Glossy and Matte Issues
I’m pretty far from the final detail. I am starting to notice some interesting surface quality issues between gloss and matte. It’s something that commonly comes up when I paint portraits. You might notice the surface of the painting going between a matte or a gloss finish.
This is quite normal. What’s happening here is the canvas itself may repel or absorb the oil content in the paint layers you’re putting down at different rates. Where the oil is sitting on the surface, these areas are going to look a little bit more glossy naturally. Where it is absorbed into the material it’s going to go a bit more matte.
Oiling-in the Portrait
There are some ways we can get around this. One of the techniques I use is called oiling out or oiling in. This is where we apply a very minute amount of oil or medium to the surface of the painting to even out that surface quality. Now there are some dangers when it comes to oiling out. Firstly, we must recognise our fat on lean principle. Secondly, we must not exceed those limitations of the medium of the oil that we are using.
Sometimes we can ask a medium we are using for oiling in to do just too much. This is where we might use something that’s not appropriate for that process of all. Like maybe an oleogel or a liquin original. Some mediums have the tendency to yellow and do so quite dramatically over time. And this can alter your painting to a point where you wouldn’t really even recognise it.
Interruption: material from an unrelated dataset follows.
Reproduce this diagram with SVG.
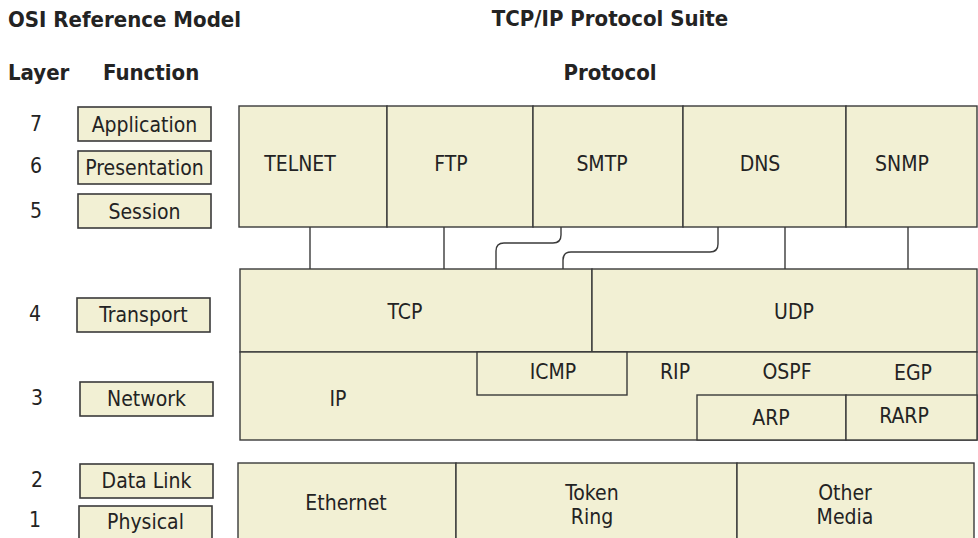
<svg xmlns="http://www.w3.org/2000/svg" width="978" height="538" viewBox="0 0 978 538">
<style>
text{font-family:"DejaVu Sans Condensed","DejaVu Sans","Liberation Sans",sans-serif;font-stretch:condensed;font-size:21px;fill:#232323}
.b{font-weight:bold;font-size:22px}
.c{text-anchor:middle}
.box{fill:#F2F0D4;stroke:#3a3a3a;stroke-width:1.4}
.fb{fill:#F2F0D4;stroke:#3a3a3a;stroke-width:1.6}
.ln{fill:none;stroke:#3a3a3a;stroke-width:1.4}
</style>
<rect width="978" height="538" fill="#ffffff"/>
<g id="titles">
<text class="b" x="8" y="27">OSI Reference Model</text>
<text class="b c" x="610" y="26">TCP/IP Protocol Suite</text>
<text class="b" x="8" y="80">Layer</text>
<text class="b" x="103" y="80">Function</text>
<text class="b c" x="610" y="80">Protocol</text>
</g>
<g id="layer-numbers">
<text class="c" x="36" y="131">7</text>
<text class="c" x="36" y="173">6</text>
<text class="c" x="36" y="218">5</text>
<text class="c" x="35" y="321">4</text>
<text class="c" x="37" y="405">3</text>
<text class="c" x="37" y="487">2</text>
<text class="c" x="35" y="527">1</text>
</g>
<g id="fn-application"><rect class="fb" x="78" y="107" width="133" height="34"/><text class="c" x="144.5" y="132">Application</text></g>
<g id="fn-presentation"><rect class="fb" x="78" y="151" width="133" height="33"/><text class="c" x="144.5" y="175">Presentation</text></g>
<g id="fn-session"><rect class="fb" x="78" y="194" width="133" height="34"/><text class="c" x="144.5" y="219">Session</text></g>
<g id="fn-transport"><rect class="fb" x="77" y="298" width="133" height="34"/><text class="c" x="143.5" y="322">Transport</text></g>
<g id="fn-network"><rect class="fb" x="80" y="382" width="133" height="34"/><text class="c" x="146.5" y="406">Network</text></g>
<g id="fn-datalink"><rect class="fb" x="80" y="464" width="133" height="34"/><text class="c" x="146.5" y="488">Data Link</text></g>
<g id="fn-physical"><rect class="fb" x="79" y="506" width="133" height="40"/><text class="c" x="145.5" y="529">Physical</text></g>
<g id="telnet"><rect class="box" x="239" y="106" width="148" height="121"/><text class="c" x="300" y="171">TELNET</text></g>
<g id="ftp"><rect class="box" x="387" y="106" width="146" height="121"/><text class="c" x="451" y="171">FTP</text></g>
<g id="smtp"><rect class="box" x="533" y="106" width="150" height="121"/><text class="c" x="602" y="171">SMTP</text></g>
<g id="dns"><rect class="box" x="683" y="106" width="163" height="121"/><text class="c" x="760" y="171">DNS</text></g>
<g id="snmp"><rect class="box" x="846" y="106" width="131" height="121"/><text class="c" x="902" y="171">SNMP</text></g>
<g id="connectors">
<path class="ln" d="M310,227V269"/>
<path class="ln" d="M444,227V269"/>
<path class="ln" d="M785,227V269"/>
<path class="ln" d="M908,227V269"/>
<path class="ln" d="M561,227V235Q561,243 553,243H504Q496,243 496,251V269"/>
<path class="ln" d="M718,227V244Q718,252 710,252H571Q563,252 563,260V269"/>
</g>
<g id="tcp"><rect class="box" x="240" y="269" width="352" height="83"/><text class="c" x="405" y="319">TCP</text></g>
<g id="udp"><rect class="box" x="592" y="269" width="385" height="83"/><text class="c" x="794" y="319">UDP</text></g>
<g id="ip"><rect class="box" x="240" y="352" width="737" height="88"/><text class="c" x="338" y="406">IP</text></g>
<g id="icmp"><rect class="box" x="477" y="352" width="150" height="43"/><text class="c" x="553" y="379">ICMP</text></g>
<g id="rip"><text class="c" x="675" y="379">RIP</text></g>
<g id="ospf"><text class="c" x="787" y="379">OSPF</text></g>
<g id="egp"><text class="c" x="913" y="380">EGP</text></g>
<g id="arp"><rect class="box" x="697" y="395" width="149" height="45"/><text class="c" x="771" y="425">ARP</text></g>
<g id="rarp"><rect class="box" x="846" y="395" width="131" height="45"/><text class="c" x="904" y="423">RARP</text></g>
<g id="ethernet"><rect class="box" x="238" y="463" width="218" height="85"/><text class="c" x="346" y="510">Ethernet</text></g>
<g id="token-ring"><rect class="box" x="456" y="463" width="281" height="85"/><text class="c" x="592" y="500">Token</text><text class="c" x="592" y="524">Ring</text></g>
<g id="other-media"><rect class="box" x="737" y="463" width="237" height="85"/><text class="c" x="845" y="500">Other</text><text class="c" x="845" y="524">Media</text></g>
</svg>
Next, we want to make sure that painting The Queen is absolutely dry, so we don’t mobilise any of that paint that we laid down and lift up with any of our brushwork. This is a process you could use if your paintings are getting a little bit more traditional and less direct.
Finishing up for now
Layering more and more will naturally lead to some surface issues. As you oil out the surface, you’ll notice that the tones will get a little bit darker and your colours will get a little bit more intense. It really helps to gauge what I’ve been able to do with the portrait so far before I make the next move. Sometimes the surface of the painting can repel the oil that you’re adding to it. So just working it into the surface gently is the key. I will need to take a dry rag and wipe away some of the excess oil when I’m finished painting The Queen.